▸ YOUR TASK
Extract the records below word for word and ignore the images.

Stored data
* begin *

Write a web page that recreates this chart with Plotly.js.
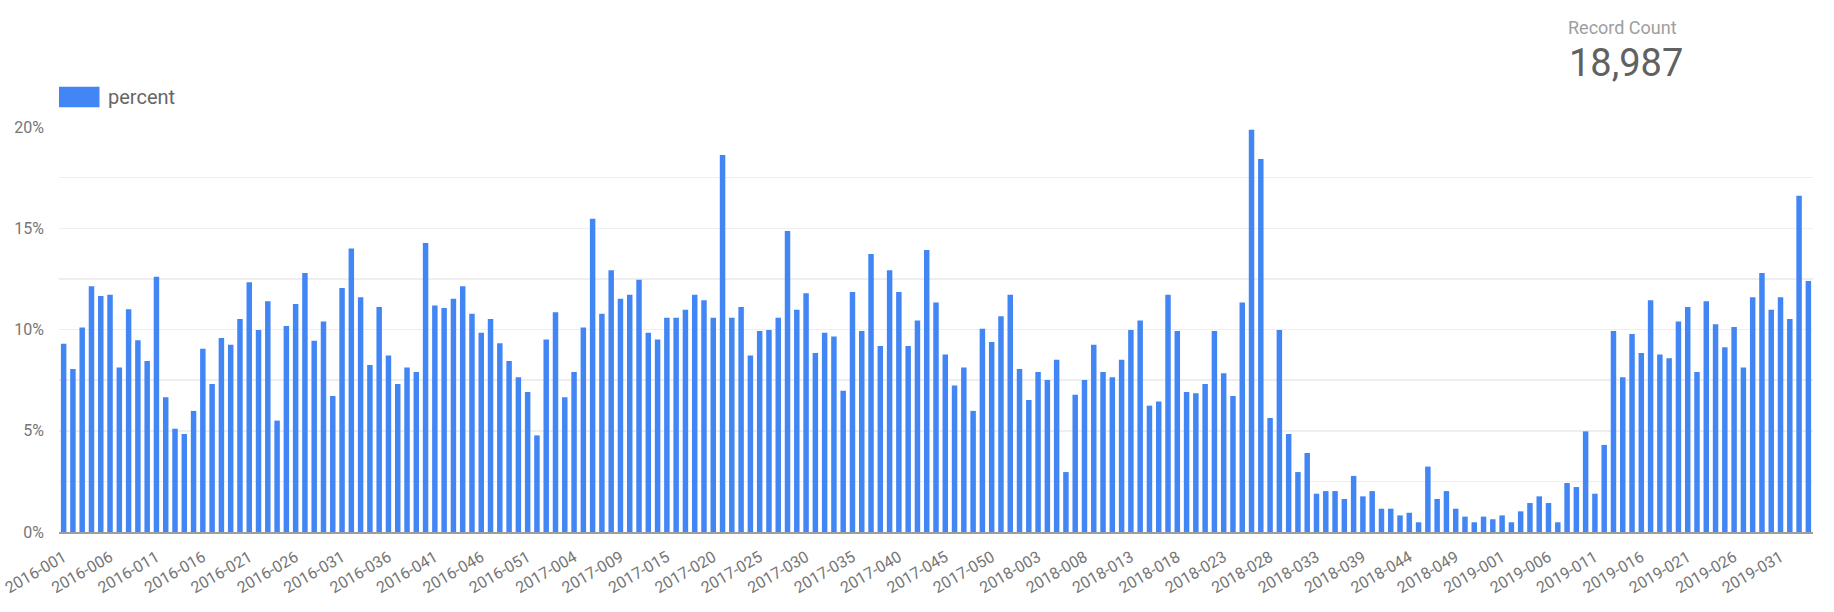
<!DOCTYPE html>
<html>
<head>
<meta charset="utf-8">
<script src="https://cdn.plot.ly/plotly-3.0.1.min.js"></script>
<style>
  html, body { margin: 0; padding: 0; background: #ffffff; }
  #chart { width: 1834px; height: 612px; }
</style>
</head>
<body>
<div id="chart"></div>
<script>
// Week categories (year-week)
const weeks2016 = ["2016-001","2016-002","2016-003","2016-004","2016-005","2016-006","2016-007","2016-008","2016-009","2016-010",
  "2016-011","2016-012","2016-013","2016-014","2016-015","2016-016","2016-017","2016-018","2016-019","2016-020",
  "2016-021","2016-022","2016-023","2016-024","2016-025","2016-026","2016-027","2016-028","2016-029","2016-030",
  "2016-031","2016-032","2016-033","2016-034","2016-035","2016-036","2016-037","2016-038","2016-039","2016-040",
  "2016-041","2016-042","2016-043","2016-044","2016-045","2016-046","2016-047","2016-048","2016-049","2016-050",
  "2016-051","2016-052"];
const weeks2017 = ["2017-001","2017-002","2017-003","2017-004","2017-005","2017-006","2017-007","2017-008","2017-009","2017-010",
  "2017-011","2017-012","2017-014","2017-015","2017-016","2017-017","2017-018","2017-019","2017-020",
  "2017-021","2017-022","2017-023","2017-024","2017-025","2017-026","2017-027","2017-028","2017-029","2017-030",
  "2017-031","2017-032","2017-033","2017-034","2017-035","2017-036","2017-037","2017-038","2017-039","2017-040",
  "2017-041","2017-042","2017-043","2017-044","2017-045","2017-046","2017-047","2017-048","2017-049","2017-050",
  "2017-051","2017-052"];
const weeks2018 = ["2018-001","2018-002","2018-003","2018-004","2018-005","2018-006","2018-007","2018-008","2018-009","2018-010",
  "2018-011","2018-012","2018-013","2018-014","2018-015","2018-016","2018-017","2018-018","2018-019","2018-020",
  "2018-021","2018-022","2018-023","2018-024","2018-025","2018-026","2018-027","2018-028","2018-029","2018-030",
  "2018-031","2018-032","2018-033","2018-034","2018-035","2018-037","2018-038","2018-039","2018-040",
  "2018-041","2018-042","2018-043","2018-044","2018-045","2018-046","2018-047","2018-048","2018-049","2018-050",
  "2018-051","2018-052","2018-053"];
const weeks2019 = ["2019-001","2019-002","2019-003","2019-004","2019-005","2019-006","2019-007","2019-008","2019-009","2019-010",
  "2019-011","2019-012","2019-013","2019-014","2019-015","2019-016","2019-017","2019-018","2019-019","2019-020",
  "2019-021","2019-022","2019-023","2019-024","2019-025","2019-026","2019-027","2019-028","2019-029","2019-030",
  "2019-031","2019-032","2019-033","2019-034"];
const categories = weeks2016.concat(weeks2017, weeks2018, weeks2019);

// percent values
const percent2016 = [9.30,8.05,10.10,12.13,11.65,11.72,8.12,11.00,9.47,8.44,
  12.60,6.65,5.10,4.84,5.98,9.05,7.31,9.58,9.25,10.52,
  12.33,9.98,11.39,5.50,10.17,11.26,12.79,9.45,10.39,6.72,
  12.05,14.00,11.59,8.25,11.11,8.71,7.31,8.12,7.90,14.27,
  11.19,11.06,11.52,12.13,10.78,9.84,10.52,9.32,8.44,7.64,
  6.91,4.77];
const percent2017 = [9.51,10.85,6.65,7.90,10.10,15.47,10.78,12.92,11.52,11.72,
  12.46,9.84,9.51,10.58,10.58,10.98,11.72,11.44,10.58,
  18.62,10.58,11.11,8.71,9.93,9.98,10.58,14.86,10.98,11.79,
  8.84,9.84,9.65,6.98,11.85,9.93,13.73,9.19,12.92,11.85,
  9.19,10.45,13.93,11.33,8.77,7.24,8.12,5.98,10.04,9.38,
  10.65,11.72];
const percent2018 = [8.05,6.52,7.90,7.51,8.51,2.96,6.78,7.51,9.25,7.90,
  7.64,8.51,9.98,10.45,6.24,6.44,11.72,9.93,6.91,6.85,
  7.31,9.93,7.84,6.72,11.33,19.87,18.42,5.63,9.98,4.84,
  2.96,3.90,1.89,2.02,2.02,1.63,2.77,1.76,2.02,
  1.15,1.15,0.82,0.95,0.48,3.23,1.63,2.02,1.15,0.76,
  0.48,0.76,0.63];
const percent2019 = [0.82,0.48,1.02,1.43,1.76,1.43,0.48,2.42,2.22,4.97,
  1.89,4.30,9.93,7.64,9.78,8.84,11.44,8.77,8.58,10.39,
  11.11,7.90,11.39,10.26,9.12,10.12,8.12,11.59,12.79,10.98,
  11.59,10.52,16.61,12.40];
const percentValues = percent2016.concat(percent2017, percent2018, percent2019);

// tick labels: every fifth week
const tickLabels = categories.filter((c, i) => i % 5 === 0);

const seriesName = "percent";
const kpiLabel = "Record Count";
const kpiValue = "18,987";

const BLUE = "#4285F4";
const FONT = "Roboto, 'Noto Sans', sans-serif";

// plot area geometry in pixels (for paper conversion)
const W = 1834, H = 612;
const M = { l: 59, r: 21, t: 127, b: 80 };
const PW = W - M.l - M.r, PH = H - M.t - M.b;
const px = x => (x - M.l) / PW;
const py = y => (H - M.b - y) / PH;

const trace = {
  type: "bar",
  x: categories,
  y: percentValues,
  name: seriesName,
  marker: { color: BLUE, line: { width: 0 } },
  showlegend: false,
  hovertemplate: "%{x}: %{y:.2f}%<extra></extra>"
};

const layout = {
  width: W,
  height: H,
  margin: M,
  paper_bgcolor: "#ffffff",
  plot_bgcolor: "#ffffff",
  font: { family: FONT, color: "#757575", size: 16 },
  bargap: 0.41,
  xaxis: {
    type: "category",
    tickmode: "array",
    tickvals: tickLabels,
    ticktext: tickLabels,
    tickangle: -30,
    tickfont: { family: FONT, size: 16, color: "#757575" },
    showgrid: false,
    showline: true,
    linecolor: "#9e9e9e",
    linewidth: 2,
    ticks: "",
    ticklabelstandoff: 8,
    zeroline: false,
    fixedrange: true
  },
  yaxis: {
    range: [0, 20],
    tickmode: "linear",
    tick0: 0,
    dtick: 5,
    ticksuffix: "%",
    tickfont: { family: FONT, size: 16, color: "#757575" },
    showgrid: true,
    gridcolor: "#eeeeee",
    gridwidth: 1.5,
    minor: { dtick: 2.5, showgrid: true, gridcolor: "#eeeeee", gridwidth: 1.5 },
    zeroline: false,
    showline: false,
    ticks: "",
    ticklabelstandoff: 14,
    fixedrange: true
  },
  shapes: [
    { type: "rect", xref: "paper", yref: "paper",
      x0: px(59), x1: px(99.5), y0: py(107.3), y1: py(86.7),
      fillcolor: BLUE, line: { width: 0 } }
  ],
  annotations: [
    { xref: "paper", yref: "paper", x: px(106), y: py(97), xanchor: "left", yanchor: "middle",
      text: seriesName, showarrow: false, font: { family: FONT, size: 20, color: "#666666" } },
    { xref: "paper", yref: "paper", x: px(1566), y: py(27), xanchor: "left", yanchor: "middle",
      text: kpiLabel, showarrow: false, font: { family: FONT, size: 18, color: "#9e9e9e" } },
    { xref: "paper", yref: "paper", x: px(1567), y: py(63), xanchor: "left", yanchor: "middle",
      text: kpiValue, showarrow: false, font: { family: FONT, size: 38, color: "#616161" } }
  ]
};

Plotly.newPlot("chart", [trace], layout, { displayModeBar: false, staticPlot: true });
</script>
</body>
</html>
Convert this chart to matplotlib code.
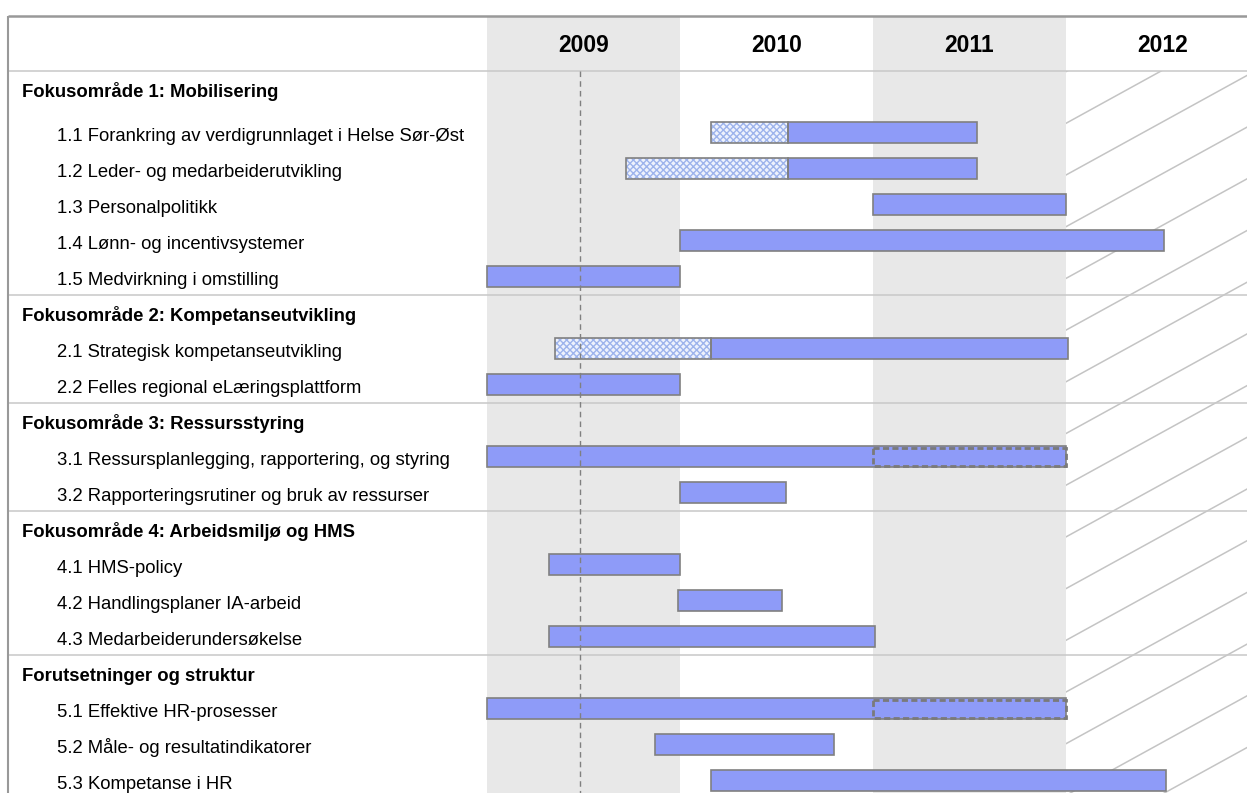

* end *

▸ RESPONSE TO THE EXERCISE
Write a web page that recreates this chart with Plotly.js.
<!DOCTYPE html>
<html>
<head>
<meta charset="utf-8">
<script src="https://cdn.plot.ly/plotly-3.0.1.min.js"></script>
<style>
  html, body { margin: 0; padding: 0; background: #ffffff; }
  #chart { width: 1834px; height: 612px; }
</style>
</head>
<body>
<div id="chart"></div>
<script>
// Week categories (year-week)
const weeks2016 = ["2016-001","2016-002","2016-003","2016-004","2016-005","2016-006","2016-007","2016-008","2016-009","2016-010",
  "2016-011","2016-012","2016-013","2016-014","2016-015","2016-016","2016-017","2016-018","2016-019","2016-020",
  "2016-021","2016-022","2016-023","2016-024","2016-025","2016-026","2016-027","2016-028","2016-029","2016-030",
  "2016-031","2016-032","2016-033","2016-034","2016-035","2016-036","2016-037","2016-038","2016-039","2016-040",
  "2016-041","2016-042","2016-043","2016-044","2016-045","2016-046","2016-047","2016-048","2016-049","2016-050",
  "2016-051","2016-052"];
const weeks2017 = ["2017-001","2017-002","2017-003","2017-004","2017-005","2017-006","2017-007","2017-008","2017-009","2017-010",
  "2017-011","2017-012","2017-014","2017-015","2017-016","2017-017","2017-018","2017-019","2017-020",
  "2017-021","2017-022","2017-023","2017-024","2017-025","2017-026","2017-027","2017-028","2017-029","2017-030",
  "2017-031","2017-032","2017-033","2017-034","2017-035","2017-036","2017-037","2017-038","2017-039","2017-040",
  "2017-041","2017-042","2017-043","2017-044","2017-045","2017-046","2017-047","2017-048","2017-049","2017-050",
  "2017-051","2017-052"];
const weeks2018 = ["2018-001","2018-002","2018-003","2018-004","2018-005","2018-006","2018-007","2018-008","2018-009","2018-010",
  "2018-011","2018-012","2018-013","2018-014","2018-015","2018-016","2018-017","2018-018","2018-019","2018-020",
  "2018-021","2018-022","2018-023","2018-024","2018-025","2018-026","2018-027","2018-028","2018-029","2018-030",
  "2018-031","2018-032","2018-033","2018-034","2018-035","2018-037","2018-038","2018-039","2018-040",
  "2018-041","2018-042","2018-043","2018-044","2018-045","2018-046","2018-047","2018-048","2018-049","2018-050",
  "2018-051","2018-052","2018-053"];
const weeks2019 = ["2019-001","2019-002","2019-003","2019-004","2019-005","2019-006","2019-007","2019-008","2019-009","2019-010",
  "2019-011","2019-012","2019-013","2019-014","2019-015","2019-016","2019-017","2019-018","2019-019","2019-020",
  "2019-021","2019-022","2019-023","2019-024","2019-025","2019-026","2019-027","2019-028","2019-029","2019-030",
  "2019-031","2019-032","2019-033","2019-034"];
const categories = weeks2016.concat(weeks2017, weeks2018, weeks2019);

// percent values
const percent2016 = [9.30,8.05,10.10,12.13,11.65,11.72,8.12,11.00,9.47,8.44,
  12.60,6.65,5.10,4.84,5.98,9.05,7.31,9.58,9.25,10.52,
  12.33,9.98,11.39,5.50,10.17,11.26,12.79,9.45,10.39,6.72,
  12.05,14.00,11.59,8.25,11.11,8.71,7.31,8.12,7.90,14.27,
  11.19,11.06,11.52,12.13,10.78,9.84,10.52,9.32,8.44,7.64,
  6.91,4.77];
const percent2017 = [9.51,10.85,6.65,7.90,10.10,15.47,10.78,12.92,11.52,11.72,
  12.46,9.84,9.51,10.58,10.58,10.98,11.72,11.44,10.58,
  18.62,10.58,11.11,8.71,9.93,9.98,10.58,14.86,10.98,11.79,
  8.84,9.84,9.65,6.98,11.85,9.93,13.73,9.19,12.92,11.85,
  9.19,10.45,13.93,11.33,8.77,7.24,8.12,5.98,10.04,9.38,
  10.65,11.72];
const percent2018 = [8.05,6.52,7.90,7.51,8.51,2.96,6.78,7.51,9.25,7.90,
  7.64,8.51,9.98,10.45,6.24,6.44,11.72,9.93,6.91,6.85,
  7.31,9.93,7.84,6.72,11.33,19.87,18.42,5.63,9.98,4.84,
  2.96,3.90,1.89,2.02,2.02,1.63,2.77,1.76,2.02,
  1.15,1.15,0.82,0.95,0.48,3.23,1.63,2.02,1.15,0.76,
  0.48,0.76,0.63];
const percent2019 = [0.82,0.48,1.02,1.43,1.76,1.43,0.48,2.42,2.22,4.97,
  1.89,4.30,9.93,7.64,9.78,8.84,11.44,8.77,8.58,10.39,
  11.11,7.90,11.39,10.26,9.12,10.12,8.12,11.59,12.79,10.98,
  11.59,10.52,16.61,12.40];
const percentValues = percent2016.concat(percent2017, percent2018, percent2019);

// tick labels: every fifth week
const tickLabels = categories.filter((c, i) => i % 5 === 0);

const seriesName = "percent";
const kpiLabel = "Record Count";
const kpiValue = "18,987";

const BLUE = "#4285F4";
const FONT = "Roboto, 'Noto Sans', sans-serif";

// plot area geometry in pixels (for paper conversion)
const W = 1834, H = 612;
const M = { l: 59, r: 21, t: 127, b: 80 };
const PW = W - M.l - M.r, PH = H - M.t - M.b;
const px = x => (x - M.l) / PW;
const py = y => (H - M.b - y) / PH;

const trace = {
  type: "bar",
  x: categories,
  y: percentValues,
  name: seriesName,
  marker: { color: BLUE, line: { width: 0 } },
  showlegend: false,
  hovertemplate: "%{x}: %{y:.2f}%<extra></extra>"
};

const layout = {
  width: W,
  height: H,
  margin: M,
  paper_bgcolor: "#ffffff",
  plot_bgcolor: "#ffffff",
  font: { family: FONT, color: "#757575", size: 16 },
  bargap: 0.41,
  xaxis: {
    type: "category",
    tickmode: "array",
    tickvals: tickLabels,
    ticktext: tickLabels,
    tickangle: -30,
    tickfont: { family: FONT, size: 16, color: "#757575" },
    showgrid: false,
    showline: true,
    linecolor: "#9e9e9e",
    linewidth: 2,
    ticks: "",
    ticklabelstandoff: 8,
    zeroline: false,
    fixedrange: true
  },
  yaxis: {
    range: [0, 20],
    tickmode: "linear",
    tick0: 0,
    dtick: 5,
    ticksuffix: "%",
    tickfont: { family: FONT, size: 16, color: "#757575" },
    showgrid: true,
    gridcolor: "#eeeeee",
    gridwidth: 1.5,
    minor: { dtick: 2.5, showgrid: true, gridcolor: "#eeeeee", gridwidth: 1.5 },
    zeroline: false,
    showline: false,
    ticks: "",
    ticklabelstandoff: 14,
    fixedrange: true
  },
  shapes: [
    { type: "rect", xref: "paper", yref: "paper",
      x0: px(59), x1: px(99.5), y0: py(107.3), y1: py(86.7),
      fillcolor: BLUE, line: { width: 0 } }
  ],
  annotations: [
    { xref: "paper", yref: "paper", x: px(106), y: py(97), xanchor: "left", yanchor: "middle",
      text: seriesName, showarrow: false, font: { family: FONT, size: 20, color: "#666666" } },
    { xref: "paper", yref: "paper", x: px(1566), y: py(27), xanchor: "left", yanchor: "middle",
      text: kpiLabel, showarrow: false, font: { family: FONT, size: 18, color: "#9e9e9e" } },
    { xref: "paper", yref: "paper", x: px(1567), y: py(63), xanchor: "left", yanchor: "middle",
      text: kpiValue, showarrow: false, font: { family: FONT, size: 38, color: "#616161" } }
  ]
};

Plotly.newPlot("chart", [trace], layout, { displayModeBar: false, staticPlot: true });
</script>
</body>
</html>
Convert this chart to matplotlib code.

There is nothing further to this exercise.